TUESDAY, Dec. 16 (HealthDay News) -- Colonoscopy is associated with a lower rate of colorectal cancer mortality, but this benefit is largely limited to deaths from cancer in the left side of the colon, according to research published online Dec. 16 in the Annals of Internal Medicine.
Nancy N. Baxter, M.D., Ph.D., of the University of Toronto in Ontario, Canada, and colleagues analyzed data from 10,292 patients diagnosed with colorectal cancer from 1996 to 2001, matched by several criteria with 51,460 controls. The researchers used administrative claims data to assess exposure to colonoscopy from 1992 up to six months before the diagnosis in each patient, to reduce the number of diagnostic colonoscopies and increase the number of screening colonoscopies included in the analysis.
The researchers report that 7 percent of cases and 9.8 percent of controls had undergone colonoscopy. Colonoscopy was associated with fewer colorectal cancer deaths (odds ratio, 0.69).

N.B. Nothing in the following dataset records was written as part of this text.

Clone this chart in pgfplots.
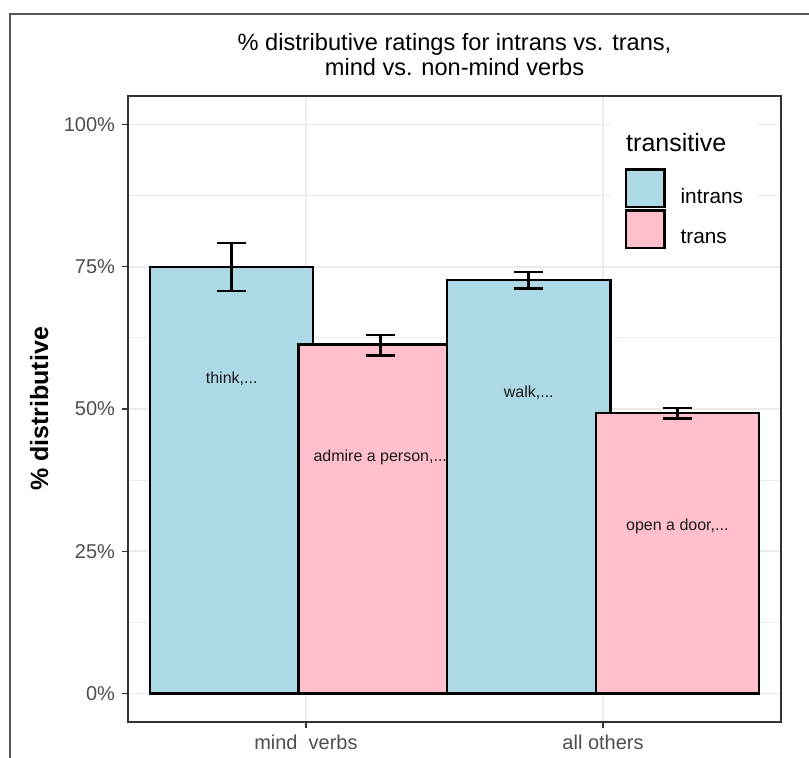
\documentclass[border=0pt]{standalone}
\usepackage{pgfplots}
\pgfplotsset{compat=1.18}
\usepackage{fontspec}
\setmainfont{Liberation Sans}

\definecolor{intrans}{HTML}{ADD8E6}
\definecolor{trans}{HTML}{FFC0CB}
\definecolor{gridgray}{HTML}{EBEBEB}
\definecolor{axgray}{HTML}{333333}
\definecolor{labgray}{HTML}{4D4D4D}
\definecolor{framegray}{HTML}{555555}

\pgfplotsset{
  errstyle/.style={
    error bars/.cd, y dir=both, y explicit,
    error bar style={line width=1.3pt, black},
    error mark options={rotate=90, line width=1.3pt, mark size=7.25pt, black},
  },
  keybox/.style={legend image code/.code={%
    \draw[##1] (0pt,-5.55pt) rectangle (19.2pt,13.05pt);
    \path (26.7pt,0pt);}},
}

\begin{document}
\begin{tikzpicture}
\useasboundingbox (-64pt,-18pt) rectangle (340.5pt,361pt);
% outer frame of the screenshot
\draw[framegray, line width=1pt] (-58.75pt,-40pt) -- (-58.75pt,354pt) -- (360pt,354pt);

\begin{axis}[
  at={(0pt,0pt)}, anchor=south west,
  scale only axis, width=326.5pt, height=313pt,
  xmin=0.401, xmax=2.599, ymin=-5, ymax=105,
  xtick={1,2}, xticklabels={mind\ \ verbs, all others},
  ytick={0,25,50,75,100}, yticklabels={0\%,25\%,50\%,75\%,100\%},
  minor ytick={12.5,37.5,62.5,87.5},
  grid=both,
  major grid style={gridgray, line width=0.9pt},
  minor grid style={gridgray, line width=0.45pt},
  tick pos=left, tick align=outside,
  major tick length=3pt, minor tick length=0pt,
  tick style={axgray, line width=0.7pt},
  axis line style={axgray, line width=0.7pt},
  ticklabel style={font=\fontsize{10}{12}\selectfont, text=labgray},
  ylabel={\textbf{\% distributive}},
  ylabel style={font=\fontsize{12.5}{15}\selectfont, at={(axis description cs:-0.1225,0.5)}, anchor=base},
  legend style={at={(0.7397,0.9623)}, anchor=north west, draw=none, fill=white,
    inner xsep=6.9pt, inner ysep=7pt, outer sep=0pt, row sep=0.7pt,
    nodes={inner sep=0pt, text depth=0pt}, cells={anchor=west},
    font=\fontsize{10.4}{12}\selectfont},
]
% bars in drawing order: intrans mind, trans mind, intrans others, trans others
\addplot[ybar, bar width=0.549, bar shift=0pt, fill=intrans, draw=black, line width=1.2pt, forget plot, errstyle]
  coordinates {(0.75,75.0) += (0,4.2) -= (0,4.25)};
\addplot[ybar, bar width=0.549, bar shift=0pt, fill=trans, draw=black, line width=1.2pt, forget plot, errstyle]
  coordinates {(1.25,61.3) += (0,1.7) -= (0,1.9)};
\addplot[ybar, bar width=0.549, bar shift=0pt, fill=intrans, draw=black, line width=1.2pt, forget plot, errstyle]
  coordinates {(1.75,72.7) += (0,1.4) -= (0,1.5)};
\addplot[ybar, bar width=0.549, bar shift=0pt, fill=trans, draw=black, line width=1.2pt, forget plot, errstyle]
  coordinates {(2.25,49.3) += (0,0.9) -= (0,0.95)};

\node[anchor=base, font=\fontsize{8}{9.6}\selectfont, text={rgb,255:red,26;green,26;blue,26}] at (axis cs:0.75,54.4) {think,...};
\node[anchor=base, font=\fontsize{8}{9.6}\selectfont, text={rgb,255:red,26;green,26;blue,26}] at (axis cs:1.25,40.7) {admire a person,...};
\node[anchor=base, font=\fontsize{8}{9.6}\selectfont, text={rgb,255:red,26;green,26;blue,26}] at (axis cs:1.75,52.0) {walk,...};
\node[anchor=base, font=\fontsize{8}{9.6}\selectfont, text={rgb,255:red,26;green,26;blue,26}] at (axis cs:2.25,28.65) {open a door,...};

\addlegendimage{legend image code/.code={\path (0pt,-12pt);}}
\addlegendentry{\fontsize{12.5}{15}\selectfont\hspace{-27.2pt}transitive}
\addlegendimage{keybox, fill=intrans, draw=black, line width=1.2pt}
\addlegendentry{intrans}
\addlegendimage{keybox, fill=trans, draw=black, line width=1.2pt}
\addlegendentry{trans}
\end{axis}

\node[anchor=base, font=\fontsize{11.8}{14}\selectfont] at (163.25pt,335.6pt) {\% distributive ratings for intrans vs. trans,};
\node[anchor=base, font=\fontsize{11.8}{14}\selectfont] at (163.25pt,323.1pt) {mind vs. non-mind verbs};
\end{tikzpicture}
\end{document}
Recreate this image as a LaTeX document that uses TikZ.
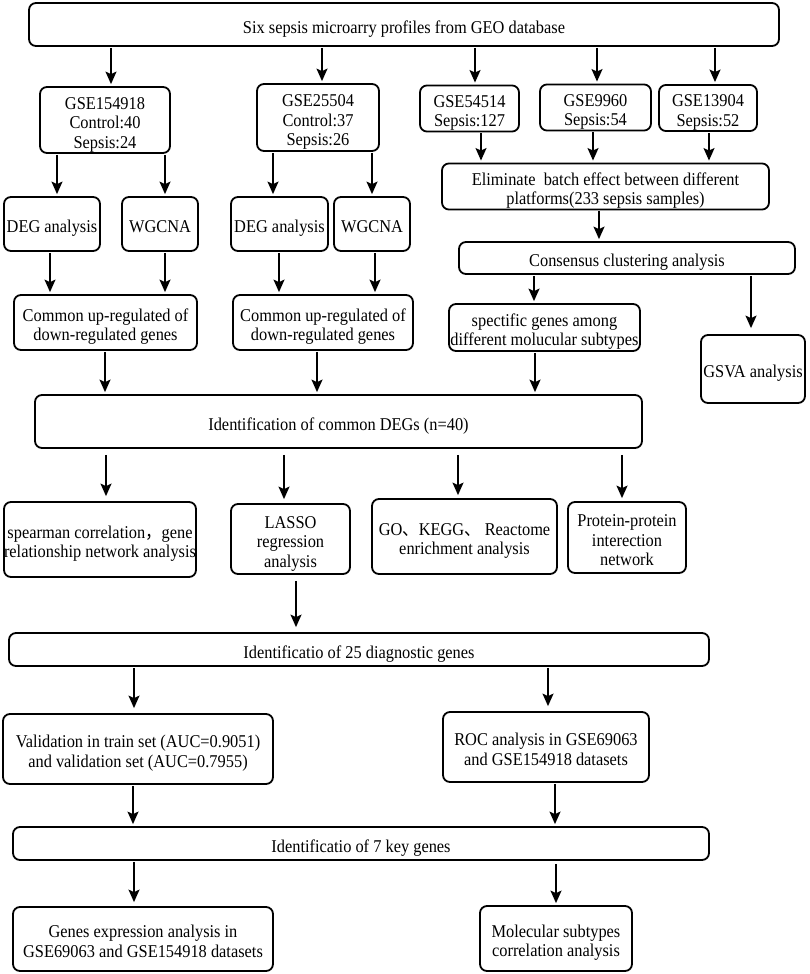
\documentclass[tikz,border=0pt]{standalone}
\usepackage{fontspec}
\setmainfont{Liberation Serif}[FakeStretch=0.91]
\newfontfamily\cjkfont{Noto Sans CJK SC}[FakeStretch=0.91]
\usetikzlibrary{arrows.meta}
\newcommand\figfont{\fontsize{18}{19.5}\selectfont}
\newcommand\topst{\rule{0pt}{22pt}}
\newcommand\botst{\rule[-4.6pt]{0pt}{4.6pt}}
\begin{document}
\begin{tikzpicture}[x=1pt,y=-1pt,
  box/.style={draw, line width=1.8pt, rounded corners=7pt, inner sep=0pt, align=center, font=\figfont},
  wh/.style 2 args={minimum width=#1pt, minimum height=#2pt},
  arr/.style={line width=1.5pt, -{Stealth[length=12.5pt,width=11pt,inset=2.5pt]}, shorten >=2pt, shorten <=1pt}]
\useasboundingbox (0,0) rectangle (809,974);
\fill[white] (0,0) rectangle (809,974);

\node[box, wh={750}{43}] (top) at (404,24.5) {\topst Six sepsis microarry profiles from GEO database\botst};
\node[box, wh={130}{66}] (g1) at (105,120) {\topst GSE154918\\Control:40\\Sepsis:24\botst};
\node[box, wh={122}{67}] (g2) at (318,117.5) {\topst GSE25504\\Control:37\\Sepsis:26\botst};
\node[box, wh={99}{45}] (g3) at (469.5,108.5) {\topst GSE54514\\Sepsis:127\botst};
\node[box, wh={111}{45}] (g4) at (595.5,107.5) {\topst GSE9960\\Sepsis:54\botst};
\node[box, wh={98}{46}] (g5) at (708,108) {\topst GSE13904\\Sepsis:52\botst};
\node[box, wh={327}{43}] (elim) at (605.5,186.5) {\topst Eliminate \ batch effect between different\\platforms(233 sepsis samples)\botst};
\node[box, wh={336}{32}] (cons) at (627,258) {\topst Consensus clustering analysis\botst};
\node[box, wh={96}{54}] (deg1) at (52,224) {\topst DEG analysis\botst};
\node[box, wh={76}{54}] (wg1) at (160,224) {\topst WGCNA\botst};
\node[box, wh={97}{54}] (deg2) at (279.5,224) {\topst DEG analysis\botst};
\node[box, wh={76}{54}] (wg2) at (372,224) {\topst WGCNA\botst};
\node[box, wh={183}{55}] (com1) at (105.5,322.5) {\topst Common up-regulated of\\down-regulated genes\botst};
\node[box, wh={180}{55}] (com2) at (323,322.5) {\topst Common up-regulated of\\down-regulated genes\botst};
\node[box, wh={191}{47}] (spec) at (544.5,327.5) {\topst spectific genes among\\different molucular subtypes\botst};
\node[box, wh={104}{68}] (gsva) at (753,369) {\topst GSVA analysis\botst};
\node[box, wh={607}{53}] (ident) at (338.5,421.5) {\topst Identification of common DEGs (n=40)\botst};
\node[box, wh={192}{75}] (spear) at (100,539.5) {\topst spearman correlation{\cjkfont ，}gene\\relationship network analysis\botst};
\node[box, wh={119}{70}] (lasso) at (290.5,539) {\topst LASSO\\regression\\analysis\botst};
\node[box, wh={185}{75}] (go) at (464.5,536.5) {\topst GO{\cjkfont 、}KEGG{\cjkfont 、} Reactome\\enrichment analysis\botst};
\node[box, wh={118}{71}] (prot) at (627,537.5) {\topst Protein-protein\\interection\\network\botst};
\node[box, wh={700}{33}] (id25) at (359,649.5) {\topst Identificatio of 25 diagnostic genes\botst};
\node[box, wh={270}{70}] (valid) at (138,749) {\topst Validation in train set (AUC=0.9051)\\and validation set (AUC=0.7955)\botst};
\node[box, wh={206}{70}] (roc) at (546,747) {\topst ROC analysis in GSE69063\\and GSE154918 datasets\botst};
\node[box, wh={696}{33}] (id7) at (361,843.5) {\topst Identificatio of 7 key genes\botst};
\node[box, wh={260}{64}] (genes) at (143,939) {\topst Genes expression analysis in\\GSE69063 and GSE154918 datasets\botst};
\node[box, wh={152}{65}] (mol) at (556,938.5) {\topst Molecular subtypes\\correlation analysis\botst};

\draw[arr] (top.south -| 111,0) -- (g1.north -| 111,0);
\draw[arr] (top.south -| 322,0) -- (g2.north -| 322,0);
\draw[arr] (top.south -| 475,0) -- (g3.north -| 475,0);
\draw[arr] (top.south -| 597,0) -- (g4.north -| 597,0);
\draw[arr] (top.south -| 715,0) -- (g5.north -| 715,0);

\draw[arr] (g1.south -| 57,0) -- (deg1.north -| 57,0);
\draw[arr] (g1.south -| 165,0) -- (wg1.north -| 165,0);
\draw[arr] (g2.south -| 273,0) -- (deg2.north -| 273,0);
\draw[arr] (g2.south -| 372,0) -- (wg2.north -| 372,0);

\draw[arr] (g3.south -| 481,0) -- (elim.north -| 481,0);
\draw[arr] (g4.south -| 593,0) -- (elim.north -| 593,0);
\draw[arr] (g5.south -| 709,0) -- (elim.north -| 709,0);
\draw[arr] (elim.south -| 599,0) -- (cons.north -| 599,0);

\draw[arr] (deg1.south -| 50,0) -- (com1.north -| 50,0);
\draw[arr] (wg1.south -| 165,0) -- (com1.north -| 165,0);
\draw[arr] (deg2.south -| 279,0) -- (com2.north -| 279,0);
\draw[arr] (wg2.south -| 375,0) -- (com2.north -| 375,0);

\draw[arr] (cons.south -| 534,0) -- (spec.north -| 534,0);
\draw[arr, shorten >=6pt] (cons.south -| 751,0) -- (gsva.north -| 751,0);

\draw[arr] (com1.south -| 105,0) -- (ident.north -| 105,0);
\draw[arr] (com2.south -| 317,0) -- (ident.north -| 317,0);
\draw[arr] (spec.south -| 535,0) -- (ident.north -| 535,0);

\draw[arr, shorten <=6pt, shorten >=5pt] (ident.south -| 106,0) -- (spear.north -| 106,0);
\draw[arr, shorten <=6pt, shorten >=4pt] (ident.south -| 284,0) -- (lasso.north -| 284,0);
\draw[arr, shorten <=6pt, shorten >=3pt] (ident.south -| 458,0) -- (go.north -| 458,0);
\draw[arr, shorten <=6pt, shorten >=3pt] (ident.south -| 622,0) -- (prot.north -| 622,0);

\draw[arr, shorten <=6pt, shorten >=5pt] (lasso.south -| 296,0) -- (id25.north -| 296,0);
\draw[arr, shorten >=5pt] (id25.south -| 134,0) -- (valid.north -| 134,0);
\draw[arr, shorten >=5pt] (id25.south -| 548,0) -- (roc.north -| 548,0);
\draw[arr] (valid.south -| 133,0) -- (id7.north -| 133,0);
\draw[arr] (roc.south -| 555,0) -- (id7.north -| 555,0);
\draw[arr, shorten >=4pt] (id7.south -| 134,0) -- (genes.north -| 134,0);
\draw[arr, shorten >=2pt, shorten <=3pt] (id7.south -| 556,0) -- (mol.north -| 556,0);
\end{tikzpicture}
\end{document}
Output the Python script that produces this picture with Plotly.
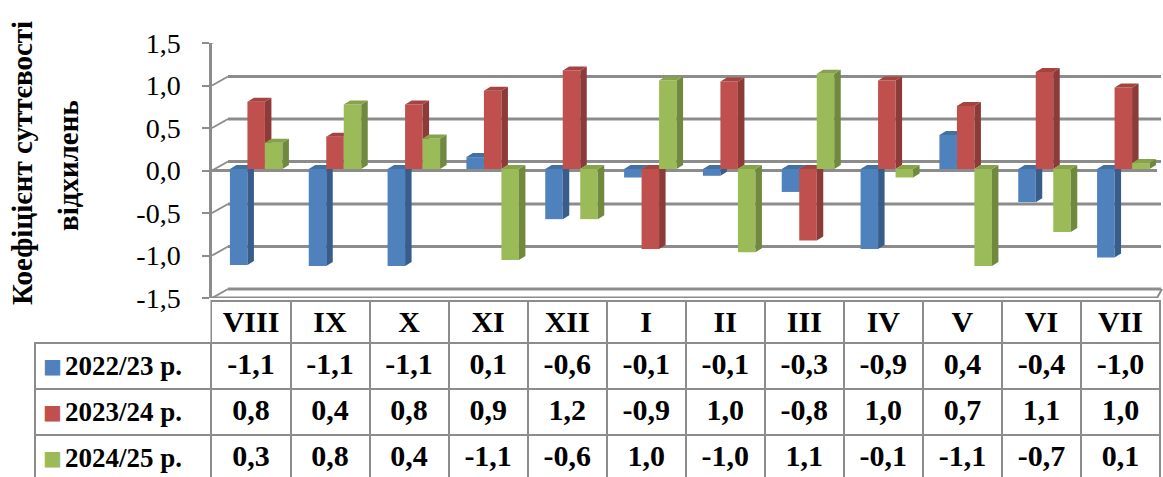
import plotly.graph_objects as go

# ---------------- data ----------------
months = ["VIII", "IX", "X", "XI", "XII", "I", "II", "III", "IV", "V", "VI", "VII"]
series_names = ["2022/23 р.", "2023/24 р.", "2024/25 р."]
s_2022_23 = [-1.13, -1.14, -1.14, 0.14, -0.59, -0.10, -0.08, -0.27, -0.94, 0.40, -0.39, -1.04]
s_2023_24 = [0.79, 0.38, 0.76, 0.92, 1.16, -0.94, 1.03, -0.84, 1.04, 0.74, 1.14, 0.96]
s_2024_25 = [0.31, 0.76, 0.36, -1.07, -0.59, 1.04, -0.98, 1.12, -0.10, -1.14, -0.74, 0.07]
y_ticks = [-1.5, -1.0, -0.5, 0.0, 0.5, 1.0, 1.5]
y_title_1 = "Коефіцієнт суттєвості"
y_title_2 = "відхилень"

# ---------------- styling ----------------
W, H = 1163, 477
X0, X1 = 212, 1158          # plot area (front plane) in px
YT, YB = 43, 298            # px of 1.5 and -1.5 on the front axis
BACK_DX, BACK_DY = 16, 9    # offset of the back wall
GRID = "#8C8C8C"
FONT = "Liberation Serif, Times New Roman, DejaVu Serif, serif"

front_cols = ["#4F81BD", "#C0504D", "#9BBB59"]
side_cols = ["#385D8A", "#8C3B39", "#71893F"]
top_cols = ["#43709F", "#A34441", "#86A24B"]

xpu = (X1 - X0) / len(months)
ypu = (YB - YT) / 3.0
BAR_W = 17.5 / xpu
DX = 6.5 / xpu
DY = 4.0 / ypu
first_off = -21.5 / xpu
shift = 1.5 / ypu


def fmt(v):
    return ("%.1f" % v).replace(".", ",")


idx = list(range(len(months)))
all_series = [s_2022_23, s_2023_24, s_2024_25]

fig = go.Figure()

for k, vals in enumerate(all_series):
    ya = "y%d" % (k + 2)
    off = first_off + k * BAR_W
    fig.add_trace(go.Bar(
        x=idx, y=vals, width=BAR_W, offset=off,
        marker=dict(color=front_cols[k], line=dict(width=0)),
        xaxis="x", yaxis=ya, showlegend=False, name=series_names[k],
        hovertemplate="%{y:.2f}<extra>" + series_names[k] + "</extra>",
    ))
    sx, sy, tx, ty = [], [], [], []
    for i, v in zip(idx, vals):
        xl = i + off
        xr = xl + BAR_W
        lo, hi = min(0.0, v), max(0.0, v)
        sx += [xr, xr, xr + DX, xr + DX, xr, None]
        sy += [lo, hi, hi + DY, lo + DY, lo, None]
        tx += [xl, xl + DX, xr + DX, xr, xl, None]
        ty += [hi, hi + DY, hi + DY, hi, hi, None]
    fig.add_trace(go.Scatter(x=sx, y=sy, mode="lines", fill="toself",
                             fillcolor=side_cols[k], line=dict(width=0),
                             xaxis="x", yaxis=ya, showlegend=False, hoverinfo="skip"))
    fig.add_trace(go.Scatter(x=tx, y=ty, mode="lines", fill="toself",
                             fillcolor=top_cols[k], line=dict(width=0),
                             xaxis="x", yaxis=ya, showlegend=False, hoverinfo="skip"))

# ---------------- data table ----------------
columns = [[""] * len(all_series)] + [[fmt(s[i]) for s in all_series] for i in idx]

TABLE_TOP = 301
HEADER_H, ROW_H = 42, 46
TFONT = dict(family=FONT, size=30, color="black", weight="bold")
LFONT = dict(family=FONT, size=27, color="black", weight="bold")
fig.add_trace(go.Table(
    domain=dict(x=[35 / W, 1160 / W], y=[0, (H - TABLE_TOP) / H]),
    columnwidth=[176] + [xpu] * len(months),
    header=dict(
        values=[""] + months,
        fill=dict(color=["rgba(0,0,0,0)"] + ["white"] * len(months)),
        line=dict(color=["rgba(0,0,0,0)"] + [GRID] * len(months), width=2),
        font=TFONT, align="center", height=HEADER_H,
    ),
    cells=dict(
        values=columns,
        fill=dict(color="white"),
        line=dict(color=GRID, width=2),
        font=TFONT, align="center", height=ROW_H,
    ),
))

# ---------------- walls / grid (shapes) ----------------
shapes = []
for v in y_ticks:
    shapes.append(dict(type="line", layer="below", xref="paper", yref="y",
                       x0=(X0 + BACK_DX) / W, x1=1161 / W,
                       ysizemode="pixel", yanchor=v, y0=BACK_DY, y1=BACK_DY,
                       line=dict(color=GRID, width=3)))
    shapes.append(dict(type="line", layer="below", xref="paper", yref="y",
                       x0=X0 / W, x1=(X0 + BACK_DX) / W,
                       ysizemode="pixel", yanchor=v, y0=0, y1=BACK_DY,
                       line=dict(color=GRID, width=2)))
for v in [0.0, -1.5]:
    shapes.append(dict(type="line", layer="below", xref="paper", yref="y",
                       x0=X0 / W, x1=1157 / W,
                       ysizemode="pixel", yanchor=v, y0=0, y1=0,
                       line=dict(color=GRID, width=3)))
shapes.append(dict(type="line", layer="below", xref="paper", yref="y",
                   x0=1157 / W, x1=1162 / W,
                   ysizemode="pixel", yanchor=-1.5, y0=0, y1=BACK_DY,
                   line=dict(color=GRID, width=2)))

# legend (square + series name) in the table's first column
annotations = []
for r, (c, n) in enumerate(zip(front_cols, series_names)):
    yc = TABLE_TOP + HEADER_H + ROW_H * r + 23
    annotations.append(dict(text="■", xref="paper", yref="paper",
                            x=52 / W, y=(H - yc) / H, xanchor="center", yanchor="middle",
                            showarrow=False,
                            font=dict(family="DejaVu Sans", size=20, color=c)))
    annotations.append(dict(text=n, xref="paper", yref="paper",
                            x=63 / W, y=(H - yc) / H, xanchor="left", yanchor="middle",
                            showarrow=False, font=LFONT))
annotations += [
    dict(text=y_title_1, xref="paper", yref="paper", x=22 / W, y=(H - 163) / H,
         xanchor="center", yanchor="middle", textangle=-90, showarrow=False,
         font=dict(family=FONT, size=29, color="black", weight="bold")),
    dict(text=y_title_2, xref="paper", yref="paper", x=68 / W, y=(H - 166) / H,
         xanchor="center", yanchor="middle", textangle=-90, showarrow=False,
         font=dict(family=FONT, size=29, color="black", weight="bold")),
]

ydom = [(H - YB) / H, (H - YT) / H]
hidden = dict(overlaying="y", range=[-1.5 - shift, 1.5 - shift], visible=False,
              showgrid=False, zeroline=False, automargin=False)

fig.update_layout(
    template="none",
    width=W, height=H, autosize=False,
    margin=dict(l=0, r=0, t=0, b=0, pad=0, autoexpand=False),
    paper_bgcolor="white", plot_bgcolor="rgba(0,0,0,0)",
    barmode="overlay",
    showlegend=False,
    shapes=shapes,
    annotations=annotations,
    xaxis=dict(domain=[X0 / W, X1 / W], range=[-0.5, len(months) - 0.5],
               visible=False, showgrid=False, zeroline=False, automargin=False),
    yaxis=dict(domain=ydom, range=[-1.5, 1.5], tickmode="array",
               tickvals=y_ticks, ticktext=[fmt(v) for v in y_ticks],
               ticks="outside", ticklen=7, tickwidth=2, tickcolor=GRID,
               showline=True, linecolor=GRID, linewidth=2.5, automargin=False,
               showgrid=False, zeroline=False, ticklabelstandoff=16,
               tickfont=dict(family=FONT, size=28, color="black")),
    yaxis2=hidden, yaxis3=hidden, yaxis4=hidden,
)

fig.write_html(
    "out.html",
    config={"displayModeBar": False},
    post_script="document.body.style.margin='0';document.body.style.overflow='hidden';",
)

A complete procedure -- one reaching the cecum -- was associated with fewer deaths from colorectal cancer on the left side (adjusted conditional OR, 0.33), but not from cancers on the right side, the investigators found.
"Simulation modeling of screening programs shows that a small proportion of rapidly growing colorectal cancer can have a disproportionate effect on mortality and decrease the effectiveness of a screening program. Some evidence suggests that right-sided lesions may be more likely to be fast-growing lesions, but we do not know the spectrum of growth rates for either right- or left-sided lesions," writes the author of an accompanying editorial.